(Rows from a dataset of charts and code)
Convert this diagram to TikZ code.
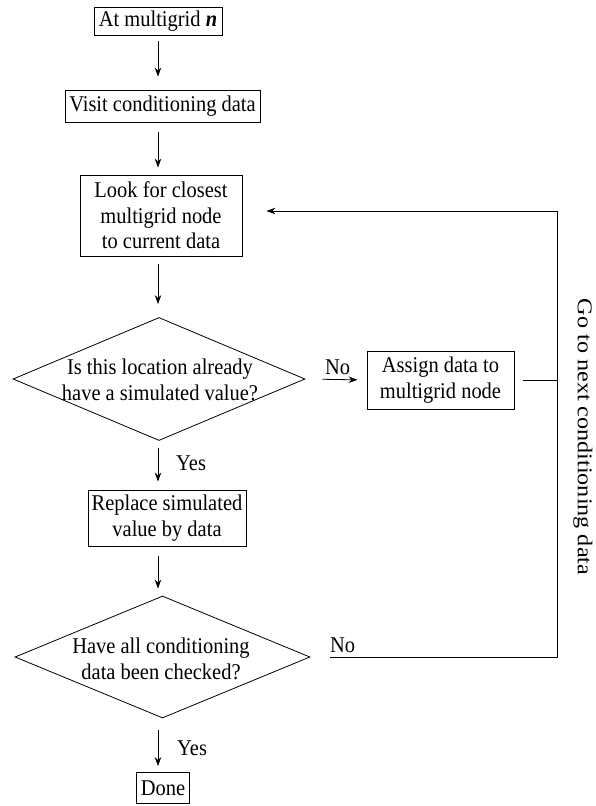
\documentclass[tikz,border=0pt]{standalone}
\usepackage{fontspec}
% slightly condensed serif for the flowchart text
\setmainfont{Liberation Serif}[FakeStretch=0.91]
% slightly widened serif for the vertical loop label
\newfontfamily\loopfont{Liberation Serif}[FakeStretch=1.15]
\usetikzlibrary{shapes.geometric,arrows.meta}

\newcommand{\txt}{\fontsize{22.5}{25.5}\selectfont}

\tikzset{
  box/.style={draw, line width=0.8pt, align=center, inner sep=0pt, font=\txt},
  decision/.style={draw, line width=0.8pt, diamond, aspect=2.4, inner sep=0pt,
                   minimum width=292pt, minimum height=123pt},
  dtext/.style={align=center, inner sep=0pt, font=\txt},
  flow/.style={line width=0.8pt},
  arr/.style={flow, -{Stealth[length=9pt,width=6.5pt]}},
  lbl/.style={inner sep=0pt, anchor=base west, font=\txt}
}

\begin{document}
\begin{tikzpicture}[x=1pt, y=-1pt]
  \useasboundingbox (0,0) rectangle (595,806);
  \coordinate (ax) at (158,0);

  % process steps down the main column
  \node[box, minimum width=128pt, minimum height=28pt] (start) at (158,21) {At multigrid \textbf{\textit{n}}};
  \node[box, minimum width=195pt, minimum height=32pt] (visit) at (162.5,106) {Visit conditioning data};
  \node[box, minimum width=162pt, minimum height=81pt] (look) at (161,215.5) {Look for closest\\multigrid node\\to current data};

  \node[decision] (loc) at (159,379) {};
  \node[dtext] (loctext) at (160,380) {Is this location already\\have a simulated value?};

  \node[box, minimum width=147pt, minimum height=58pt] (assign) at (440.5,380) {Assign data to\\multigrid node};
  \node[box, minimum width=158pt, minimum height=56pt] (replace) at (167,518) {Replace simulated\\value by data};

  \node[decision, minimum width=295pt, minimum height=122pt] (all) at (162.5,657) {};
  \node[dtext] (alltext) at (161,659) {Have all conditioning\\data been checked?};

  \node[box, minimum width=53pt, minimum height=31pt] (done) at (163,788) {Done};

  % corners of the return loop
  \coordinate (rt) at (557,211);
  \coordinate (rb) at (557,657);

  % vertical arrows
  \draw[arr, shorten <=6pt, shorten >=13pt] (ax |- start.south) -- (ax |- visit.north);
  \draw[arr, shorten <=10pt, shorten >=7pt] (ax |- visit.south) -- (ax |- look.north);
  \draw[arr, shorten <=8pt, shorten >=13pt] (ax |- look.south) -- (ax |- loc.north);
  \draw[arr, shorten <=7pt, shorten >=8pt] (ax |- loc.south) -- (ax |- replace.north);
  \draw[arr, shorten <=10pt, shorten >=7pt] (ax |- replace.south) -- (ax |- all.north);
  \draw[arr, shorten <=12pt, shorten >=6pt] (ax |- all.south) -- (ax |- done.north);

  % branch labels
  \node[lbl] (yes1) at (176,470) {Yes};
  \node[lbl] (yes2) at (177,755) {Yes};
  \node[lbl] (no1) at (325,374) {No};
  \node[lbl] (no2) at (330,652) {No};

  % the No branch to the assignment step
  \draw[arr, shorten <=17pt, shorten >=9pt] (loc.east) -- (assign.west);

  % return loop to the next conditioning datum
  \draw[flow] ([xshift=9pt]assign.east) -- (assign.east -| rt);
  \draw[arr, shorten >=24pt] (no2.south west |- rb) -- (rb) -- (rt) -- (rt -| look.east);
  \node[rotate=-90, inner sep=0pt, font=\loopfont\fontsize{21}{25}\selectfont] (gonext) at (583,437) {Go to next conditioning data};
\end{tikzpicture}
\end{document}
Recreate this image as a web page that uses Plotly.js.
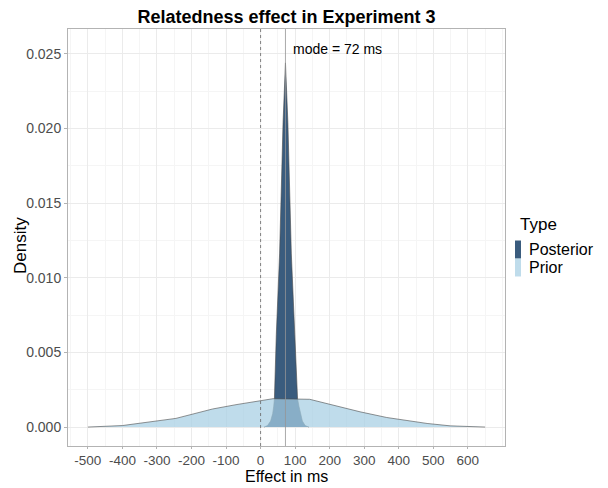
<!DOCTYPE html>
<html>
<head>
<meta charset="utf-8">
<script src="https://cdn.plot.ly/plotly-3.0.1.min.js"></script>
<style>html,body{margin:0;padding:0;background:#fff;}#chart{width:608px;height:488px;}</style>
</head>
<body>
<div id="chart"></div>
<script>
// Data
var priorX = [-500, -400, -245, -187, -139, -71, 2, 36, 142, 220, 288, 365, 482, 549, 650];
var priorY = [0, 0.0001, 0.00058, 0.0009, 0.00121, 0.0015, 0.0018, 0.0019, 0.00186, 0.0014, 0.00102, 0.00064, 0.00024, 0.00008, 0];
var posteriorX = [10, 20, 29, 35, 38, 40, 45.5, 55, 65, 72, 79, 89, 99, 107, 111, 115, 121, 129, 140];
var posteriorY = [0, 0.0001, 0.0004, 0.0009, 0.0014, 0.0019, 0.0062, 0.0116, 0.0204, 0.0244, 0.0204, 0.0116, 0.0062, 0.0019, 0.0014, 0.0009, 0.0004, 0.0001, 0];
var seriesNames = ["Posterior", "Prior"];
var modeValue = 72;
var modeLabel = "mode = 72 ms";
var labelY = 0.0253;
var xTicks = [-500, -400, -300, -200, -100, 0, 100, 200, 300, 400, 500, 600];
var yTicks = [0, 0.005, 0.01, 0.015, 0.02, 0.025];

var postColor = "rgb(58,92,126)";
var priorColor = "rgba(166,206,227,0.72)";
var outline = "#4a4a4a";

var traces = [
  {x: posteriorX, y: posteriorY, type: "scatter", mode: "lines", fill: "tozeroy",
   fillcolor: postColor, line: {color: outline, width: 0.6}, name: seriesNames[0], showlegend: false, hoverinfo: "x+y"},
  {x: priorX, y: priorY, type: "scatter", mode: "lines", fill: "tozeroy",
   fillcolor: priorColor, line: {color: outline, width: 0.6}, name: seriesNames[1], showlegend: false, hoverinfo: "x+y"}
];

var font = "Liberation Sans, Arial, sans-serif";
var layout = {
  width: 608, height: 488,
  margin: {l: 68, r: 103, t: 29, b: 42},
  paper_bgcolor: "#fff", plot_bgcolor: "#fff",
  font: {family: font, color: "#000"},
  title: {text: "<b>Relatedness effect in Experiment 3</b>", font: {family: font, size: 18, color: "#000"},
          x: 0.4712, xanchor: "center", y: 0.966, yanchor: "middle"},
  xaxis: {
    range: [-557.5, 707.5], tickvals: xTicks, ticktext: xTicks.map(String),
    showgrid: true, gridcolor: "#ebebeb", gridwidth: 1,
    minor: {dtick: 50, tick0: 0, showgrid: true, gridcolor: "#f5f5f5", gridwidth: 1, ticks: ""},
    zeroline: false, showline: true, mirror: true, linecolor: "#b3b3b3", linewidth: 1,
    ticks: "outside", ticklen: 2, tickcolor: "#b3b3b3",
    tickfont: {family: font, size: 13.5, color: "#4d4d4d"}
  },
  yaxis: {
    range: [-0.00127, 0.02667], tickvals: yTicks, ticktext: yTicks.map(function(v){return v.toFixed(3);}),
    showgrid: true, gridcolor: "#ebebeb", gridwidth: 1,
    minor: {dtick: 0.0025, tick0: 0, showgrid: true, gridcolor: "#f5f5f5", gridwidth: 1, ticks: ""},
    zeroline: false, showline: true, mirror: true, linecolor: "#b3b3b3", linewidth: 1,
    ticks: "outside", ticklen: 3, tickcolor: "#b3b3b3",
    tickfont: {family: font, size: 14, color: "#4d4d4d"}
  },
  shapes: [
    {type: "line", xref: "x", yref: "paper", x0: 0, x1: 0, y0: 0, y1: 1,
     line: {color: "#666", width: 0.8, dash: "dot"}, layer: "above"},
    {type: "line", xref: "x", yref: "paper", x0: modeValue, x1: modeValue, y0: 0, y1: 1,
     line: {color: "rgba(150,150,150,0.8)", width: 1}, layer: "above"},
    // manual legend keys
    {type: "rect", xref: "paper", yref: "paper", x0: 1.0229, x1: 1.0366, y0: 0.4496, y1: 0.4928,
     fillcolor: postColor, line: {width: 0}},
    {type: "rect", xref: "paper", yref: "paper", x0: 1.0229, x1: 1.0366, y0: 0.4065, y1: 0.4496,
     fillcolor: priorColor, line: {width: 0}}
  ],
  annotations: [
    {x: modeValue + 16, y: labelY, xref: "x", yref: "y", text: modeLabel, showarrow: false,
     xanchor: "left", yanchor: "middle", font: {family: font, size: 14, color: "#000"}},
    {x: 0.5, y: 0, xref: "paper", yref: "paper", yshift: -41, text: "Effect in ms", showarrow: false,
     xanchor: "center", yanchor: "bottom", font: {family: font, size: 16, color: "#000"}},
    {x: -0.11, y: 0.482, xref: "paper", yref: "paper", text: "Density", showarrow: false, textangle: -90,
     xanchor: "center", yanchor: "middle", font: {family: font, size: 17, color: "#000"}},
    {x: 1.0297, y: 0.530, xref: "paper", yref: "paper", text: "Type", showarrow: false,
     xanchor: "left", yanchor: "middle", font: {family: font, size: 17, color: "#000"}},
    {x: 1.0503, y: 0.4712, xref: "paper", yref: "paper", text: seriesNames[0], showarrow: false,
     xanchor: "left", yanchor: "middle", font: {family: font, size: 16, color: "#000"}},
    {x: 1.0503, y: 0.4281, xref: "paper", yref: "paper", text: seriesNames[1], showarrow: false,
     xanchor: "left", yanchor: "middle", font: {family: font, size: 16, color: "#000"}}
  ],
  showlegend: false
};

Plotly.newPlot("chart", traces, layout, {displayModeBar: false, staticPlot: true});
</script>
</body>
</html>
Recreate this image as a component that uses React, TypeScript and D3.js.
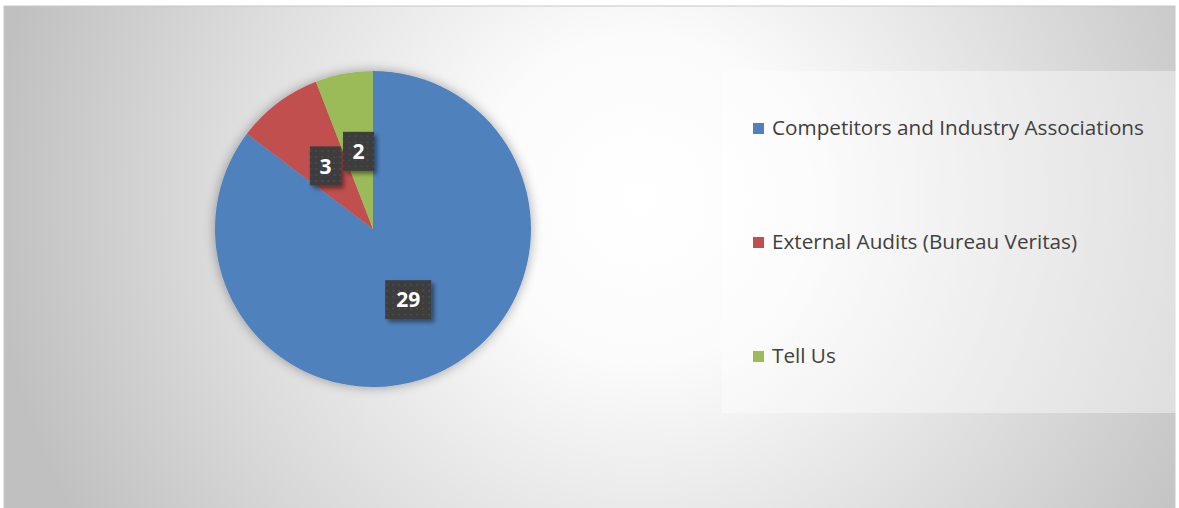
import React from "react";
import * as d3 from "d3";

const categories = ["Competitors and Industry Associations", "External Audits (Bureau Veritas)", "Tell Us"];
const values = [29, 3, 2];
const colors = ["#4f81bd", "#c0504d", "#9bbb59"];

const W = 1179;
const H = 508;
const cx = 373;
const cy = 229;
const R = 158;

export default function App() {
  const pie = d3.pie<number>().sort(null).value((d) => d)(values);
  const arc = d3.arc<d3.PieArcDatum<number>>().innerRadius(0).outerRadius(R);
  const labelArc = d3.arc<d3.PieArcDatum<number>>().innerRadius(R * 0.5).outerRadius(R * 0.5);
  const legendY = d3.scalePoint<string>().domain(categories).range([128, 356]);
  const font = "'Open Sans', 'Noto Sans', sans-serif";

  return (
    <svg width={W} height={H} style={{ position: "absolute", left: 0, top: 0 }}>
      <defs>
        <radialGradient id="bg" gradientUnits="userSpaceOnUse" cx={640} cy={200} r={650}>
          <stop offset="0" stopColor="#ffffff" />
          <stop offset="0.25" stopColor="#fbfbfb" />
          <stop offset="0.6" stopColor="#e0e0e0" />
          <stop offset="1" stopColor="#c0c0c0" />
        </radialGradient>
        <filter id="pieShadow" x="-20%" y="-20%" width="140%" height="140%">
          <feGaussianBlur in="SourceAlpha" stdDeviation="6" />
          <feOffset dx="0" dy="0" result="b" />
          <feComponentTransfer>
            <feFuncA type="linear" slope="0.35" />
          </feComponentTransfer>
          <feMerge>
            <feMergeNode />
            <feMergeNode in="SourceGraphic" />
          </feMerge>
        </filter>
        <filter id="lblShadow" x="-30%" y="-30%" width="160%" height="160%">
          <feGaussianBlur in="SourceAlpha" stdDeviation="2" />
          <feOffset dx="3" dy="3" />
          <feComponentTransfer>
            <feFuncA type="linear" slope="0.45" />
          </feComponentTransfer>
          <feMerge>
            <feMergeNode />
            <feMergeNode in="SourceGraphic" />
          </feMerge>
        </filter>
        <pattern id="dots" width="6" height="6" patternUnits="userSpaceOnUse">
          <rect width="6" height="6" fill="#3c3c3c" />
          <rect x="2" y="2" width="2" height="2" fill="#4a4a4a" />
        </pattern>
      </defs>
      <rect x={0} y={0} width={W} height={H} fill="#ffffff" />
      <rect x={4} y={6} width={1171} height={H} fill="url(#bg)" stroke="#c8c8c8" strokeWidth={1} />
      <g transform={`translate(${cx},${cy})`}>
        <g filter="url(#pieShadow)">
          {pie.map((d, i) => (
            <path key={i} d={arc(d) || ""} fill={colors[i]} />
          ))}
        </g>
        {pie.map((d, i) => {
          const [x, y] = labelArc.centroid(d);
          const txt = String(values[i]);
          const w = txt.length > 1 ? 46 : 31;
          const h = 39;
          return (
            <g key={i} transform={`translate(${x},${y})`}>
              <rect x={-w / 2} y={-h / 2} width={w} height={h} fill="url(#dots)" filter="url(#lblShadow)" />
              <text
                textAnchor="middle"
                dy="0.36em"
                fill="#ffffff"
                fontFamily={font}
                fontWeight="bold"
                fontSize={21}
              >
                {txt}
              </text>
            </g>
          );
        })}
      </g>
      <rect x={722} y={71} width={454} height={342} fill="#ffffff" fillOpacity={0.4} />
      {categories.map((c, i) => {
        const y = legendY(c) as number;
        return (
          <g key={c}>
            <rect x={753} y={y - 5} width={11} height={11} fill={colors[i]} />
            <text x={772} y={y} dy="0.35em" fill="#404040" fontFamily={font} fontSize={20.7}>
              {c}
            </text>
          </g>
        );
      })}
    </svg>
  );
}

**Required work:** Above are records with pictures. Reproduce exactly only the lines from the line with "Recreate this image as a component" through the line with "const R = 158;", both ends included, and leave the pictures out.

**Correct output:**
Recreate this image as a component that uses React, TypeScript and D3.js.
import React from "react";
import * as d3 from "d3";

const categories = ["Competitors and Industry Associations", "External Audits (Bureau Veritas)", "Tell Us"];
const values = [29, 3, 2];
const colors = ["#4f81bd", "#c0504d", "#9bbb59"];

const W = 1179;
const H = 508;
const cx = 373;
const cy = 229;
const R = 158;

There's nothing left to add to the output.